I swear I'm going to have to start drinking prune beer, so I can get more regular at this blogging thing . . .

Festivals
Friday and Saturday: Snowmass Chili Pepper and Brew Fest. Take a heavy heaping of bands, add two hours per day of beer and chili, and you've got this rollicking weekend. More than 50 breweries are expected to attend.

Big Parties
Saturday, 2 to 7 p.m. Great Divide's 15th anniversary celebration might not be a festival just yet, but at $20 a pop, it's cheaper than any tasting ticket you can buy to Snowmass. And in addition to food and a sampling of the Denver brewery's beers, you get to be among the first to try the oak-aged 15th Anniversary Double IPA. If you go, find me and say hi: I'll be the short, curly-haired guy drinking a lot of the new beer.

New Tappings
Thursday: Head to a Rock Bottom nearest you. The Downtown Denver location rolls out its Jazzberry Ale, presumably to the sounds of smooth jazz. The Orchard Town Center location taps a Sunset Steam.
Already out: I'm a little late on this one, but Left Hand recently released its St. Vrain Tripel Ale, a 9% ABV whopper available in 22-ounce bombers.
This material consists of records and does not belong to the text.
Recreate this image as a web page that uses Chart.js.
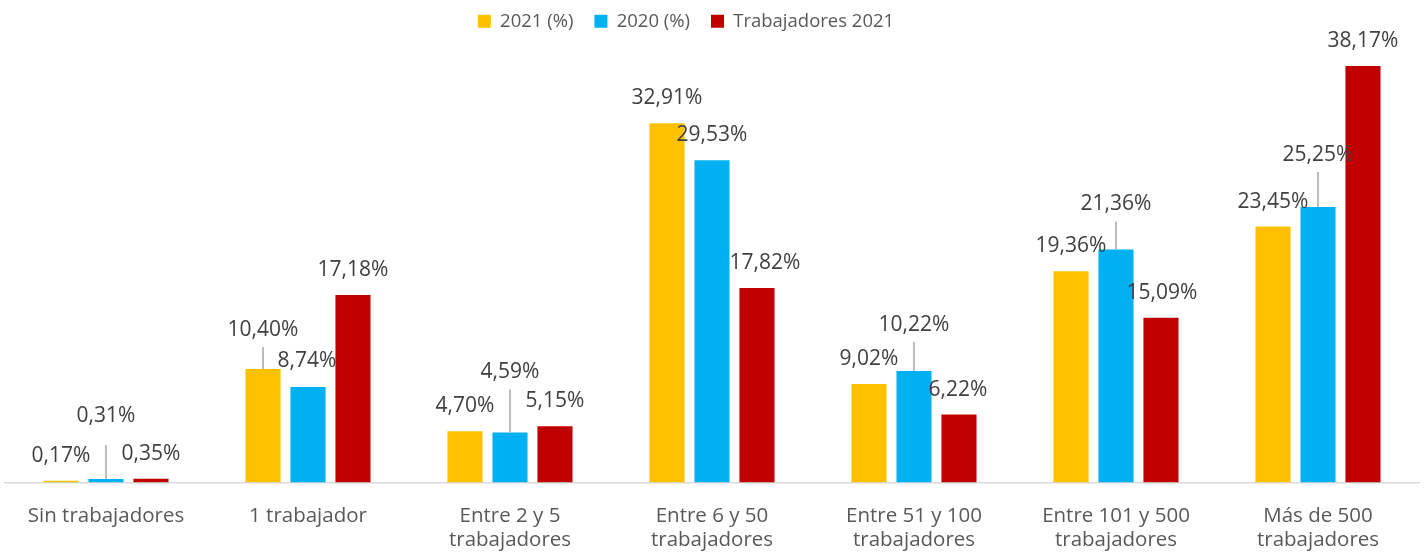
<!DOCTYPE html>
<html lang="es">
<head>
    <meta charset="UTF-8">
    <title>Empresas por tamaño</title>
    <script src="https://cdn.jsdelivr.net/npm/chart.js"></script>
    <style>
        body {
            margin: 0;
            padding: 0;
            background: #fff;
        }
        .wrap {
            width: 1426px;
            height: 558px;
        }
    </style>
</head>
<body>
    <div class="wrap">
        <canvas id="chart"></canvas>
    </div>

    <script>
        // Data
        const categories = [
            'Sin trabajadores',
            '1 trabajador',
            ['Entre 2 y 5', 'trabajadores'],
            ['Entre 6 y 50', 'trabajadores'],
            ['Entre 51 y 100', 'trabajadores'],
            ['Entre 101 y 500', 'trabajadores'],
            ['Más de 500', 'trabajadores']
        ];
        const seriesNames = ['2021 (%)', '2020 (%)', 'Trabajadores 2021'];
        const values2021 = [0.17, 10.40, 4.70, 32.91, 9.02, 19.36, 23.45];
        const values2020 = [0.31, 8.74, 4.59, 29.53, 10.22, 21.36, 25.25];
        const workers2021 = [0.35, 17.18, 5.15, 17.82, 6.22, 15.09, 38.17];

        // label placement (dx, dy from bar top) - layout only
        const labelOffsets = [
            [[0, -25], [0, -39], [0, -25], [0, -25], [0, -25], [0, -25], [0, -25]],
            [[0, -63, 29], [-1, -26], [0, -60], [0, -25], [0, -46], [0, -45], [0, -52]],
            [[0, -25], [0, -25], [0, -25], [8, -25], [-1, -25], [1, -25], [0, -25]]
        ];

        const colors = ['#FFC000', '#00B0F0', '#C00000'];

        function fmt(v) {
            return v.toFixed(2).replace('.', ',') + '%';
        }

        // draws the value labels, with leader lines where the label was moved up
        const valueLabels = {
            id: 'valueLabels',
            afterDatasetsDraw(chart) {
                const ctx = chart.ctx;
                ctx.save();
                ctx.font = '21px "Open Sans"';
                ctx.fillStyle = '#404040';
                ctx.textAlign = 'center';
                ctx.textBaseline = 'middle';
                chart.data.datasets.forEach((ds, i) => {
                    const meta = chart.getDatasetMeta(i);
                    meta.data.forEach((bar, j) => {
                        const off = labelOffsets[i][j];
                        const lx = bar.x + off[0];
                        const ly = bar.y + off[1];
                        if (off[1] < -35) {
                            const gap = off[2] || 17;
                            ctx.strokeStyle = '#A6A6A6';
                            ctx.lineWidth = 1.5;
                            ctx.beginPath();
                            ctx.moveTo(bar.x, ly + gap);
                            ctx.lineTo(bar.x, bar.y);
                            ctx.stroke();
                        }
                        ctx.fillText(fmt(ds.data[j]), lx, ly);
                    });
                });
                ctx.restore();
            }
        };

        // fixed legend height so the plot area starts where it does in the picture,
        // and nudge the legend a bit left/up like in the original
        const legendHeight = {
            id: 'legendHeight',
            beforeInit(chart) {
                const fit = chart.legend.fit;
                chart.legend.fit = function () {
                    fit.bind(chart.legend)();
                    this.height = 46;
                };
            },
            beforeDraw(chart) {
                const lg = chart.legend;
                lg.left -= 26;
                lg.right -= 26;
                lg.top -= 9;
            },
            afterDraw(chart) {
                const lg = chart.legend;
                lg.left += 26;
                lg.right += 26;
                lg.top += 9;
            }
        };

        const ctx = document.getElementById('chart').getContext('2d');
        new Chart(ctx, {
            type: 'bar',
            data: {
                labels: categories,
                datasets: [
                    { label: seriesNames[0], data: values2021, backgroundColor: colors[0] },
                    { label: seriesNames[1], data: values2020, backgroundColor: colors[1] },
                    { label: seriesNames[2], data: workers2021, backgroundColor: colors[2] }
                ]
            },
            options: {
                responsive: true,
                maintainAspectRatio: false,
                animation: false,
                categoryPercentage: 0.668,
                barPercentage: 0.78,
                layout: {
                    padding: { left: 5, right: 7, top: 0, bottom: 0 }
                },
                plugins: {
                    legend: {
                        position: 'top',
                        labels: {
                            boxWidth: 13,
                            boxHeight: 13,
                            padding: 21,
                            color: '#595959',
                            font: { family: '"Open Sans"', size: 18.5 }
                        }
                    },
                    tooltip: { enabled: false }
                },
                scales: {
                    x: {
                        grid: { display: false, drawTicks: false },
                        border: { display: true, color: '#D9D9D9', width: 1.5 },
                        ticks: {
                            color: '#595959',
                            padding: 22,
                            maxRotation: 0,
                            autoSkip: false,
                            font: { family: '"Open Sans"', size: 20.5, lineHeight: 1.15 }
                        },
                        afterFit(scale) {
                            scale.height = 75.5;
                        }
                    },
                    y: {
                        display: false,
                        min: 0,
                        max: 40
                    }
                }
            },
            plugins: [valueLabels, legendHeight]
        });
    </script>
</body>
</html>
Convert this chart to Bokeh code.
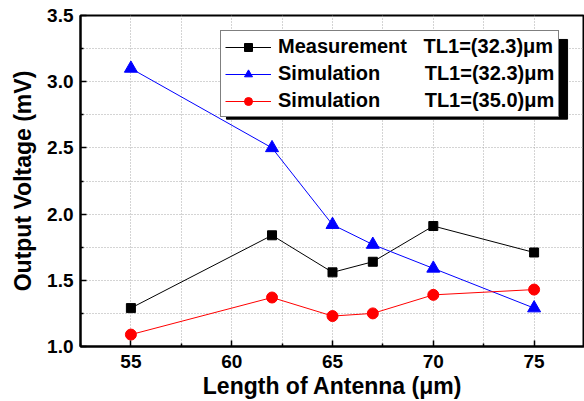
from bokeh.plotting import figure
from bokeh.models import Range1d, FixedTicker, Legend, LegendItem, BoxAnnotation, NumeralTickFormatter
from bokeh.embed import file_html
from bokeh.resources import INLINE

# ---- data ----
antenna_length = [55, 62, 65, 67, 70, 75]
measurement_323 = [1.29, 1.84, 1.56, 1.64, 1.91, 1.71]
simulation_323 = [3.10, 2.50, 1.92, 1.77, 1.59, 1.29]
simulation_350 = [1.09, 1.37, 1.23, 1.25, 1.39, 1.43]
series_names = ["Measurement", "Simulation", "Simulation"]
series_tl = ["TL1=(32.3)\u03bcm", "TL1=(32.3)\u03bcm", "TL1=(35.0)\u03bcm"]
x_ticks = [55, 60, 65, 70, 75]
x_minor = [52.5, 57.5, 62.5, 67.5, 72.5, 77.5]
y_ticks = [1.0, 1.5, 2.0, 2.5, 3.0, 3.5]
y_minor = [1.25, 1.75, 2.25, 2.75, 3.25]

FONT = "Liberation Sans"
NB = "\u00a0"
pads = [3, 8, 8]
legend_labels = [series_names[i] + NB * pads[i] + series_tl[i] for i in range(3)]

p = figure(width=584, height=401, output_backend="svg", toolbar_location=None,
           x_range=Range1d(52.5, 77.5), y_range=Range1d(1.0, 3.5),
           min_border_left=80, min_border_right=0, min_border_top=15, min_border_bottom=54)
p.background_fill_color = "white"
p.border_fill_color = "white"
p.outline_line_color = "black"
p.outline_line_width = 2

p.xaxis.ticker = FixedTicker(ticks=x_ticks, minor_ticks=x_minor)
p.yaxis.ticker = FixedTicker(ticks=y_ticks, minor_ticks=y_minor)
p.yaxis.formatter = NumeralTickFormatter(format="0.0")

for ax in (p.xaxis, p.yaxis):
    ax.axis_line_width = 2
    ax.axis_line_color = "black"
    ax.major_tick_in = 6
    ax.major_tick_out = 0
    ax.minor_tick_in = 3
    ax.minor_tick_out = 0
    ax.major_tick_line_width = 1.5
    ax.minor_tick_line_width = 1.5
    ax.major_tick_line_color = "black"
    ax.minor_tick_line_color = "black"
    ax.major_label_text_font = FONT
    ax.major_label_text_font_style = "bold"
    ax.major_label_text_font_size = "19px"
    ax.major_label_text_color = "black"
    ax.axis_label_text_font = FONT
    ax.axis_label_text_font_style = "bold"
    ax.axis_label_text_font_size = "23px"
    ax.axis_label_text_color = "black"

p.xaxis.major_label_standoff = 8
p.yaxis.major_label_standoff = 7
p.xaxis.axis_label = "Length of Antenna (\u03bcm)"
p.yaxis.axis_label = "Output Voltage (mV)"
p.xaxis.axis_label_standoff = 2
p.yaxis.axis_label_standoff = 8

for g in (p.xgrid, p.ygrid):
    g.grid_line_color = "#a8a8a8"
    g.grid_line_dash = "1 2"
    g.grid_line_width = 1
    g.minor_grid_line_color = "#a8a8a8"
    g.minor_grid_line_dash = "1 2"
    g.minor_grid_line_width = 1

# ---- series ----
l1 = p.line(antenna_length, measurement_323, line_color="black", line_width=1)
m1 = p.scatter(antenna_length, measurement_323, marker="square", size=9,
               fill_color="black", line_color="black")
l2 = p.line(antenna_length, simulation_323, line_color="blue", line_width=1)
m2 = p.scatter(antenna_length, simulation_323, marker="triangle", size=13,
               fill_color="blue", line_color="blue")
l3 = p.line(antenna_length, simulation_350, line_color="red", line_width=1)
m3 = p.scatter(antenna_length, simulation_350, marker="circle", size=11,
               fill_color="red", line_color="red")

# ---- legend shadow ----
shadow = BoxAnnotation(left=59.74, right=76.66, top=3.319, bottom=2.717,
                       fill_color="black", fill_alpha=1.0, line_color="black", line_alpha=1.0)
p.add_layout(shadow)

legend = Legend(items=[
    LegendItem(label=legend_labels[0], renderers=[l1, m1]),
    LegendItem(label=legend_labels[1], renderers=[l2, m2]),
    LegendItem(label=legend_labels[2], renderers=[l3, m3]),
], location=(140, 229))
legend.label_text_font = FONT
legend.label_text_font_style = "bold"
legend.label_text_font_size = "20px"
legend.label_text_color = "black"
legend.label_width = 276
legend.label_height = 20
legend.glyph_width = 46
legend.glyph_height = 20
legend.label_standoff = 7
legend.spacing = 4
legend.padding = 4
legend.margin = 0
legend.border_line_color = "black"
legend.border_line_width = 1
legend.background_fill_color = "white"
legend.background_fill_alpha = 1.0
p.add_layout(legend, "center")

open("out.html", "w").write(file_html(p, INLINE))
Anyone tried this one yet?

New Tap Rooms
Just when you thought I was running out of categories . . .
Upslope Brewing of Boulder, the newest addition to Colorado's microbrewery scene, opened its tap room about a week ago. It's still operating on limited hours - 4 to 8 p.m. Wednesday to Saturday - but any new brewery willing to make a go of it in these economic conditions needs a little support.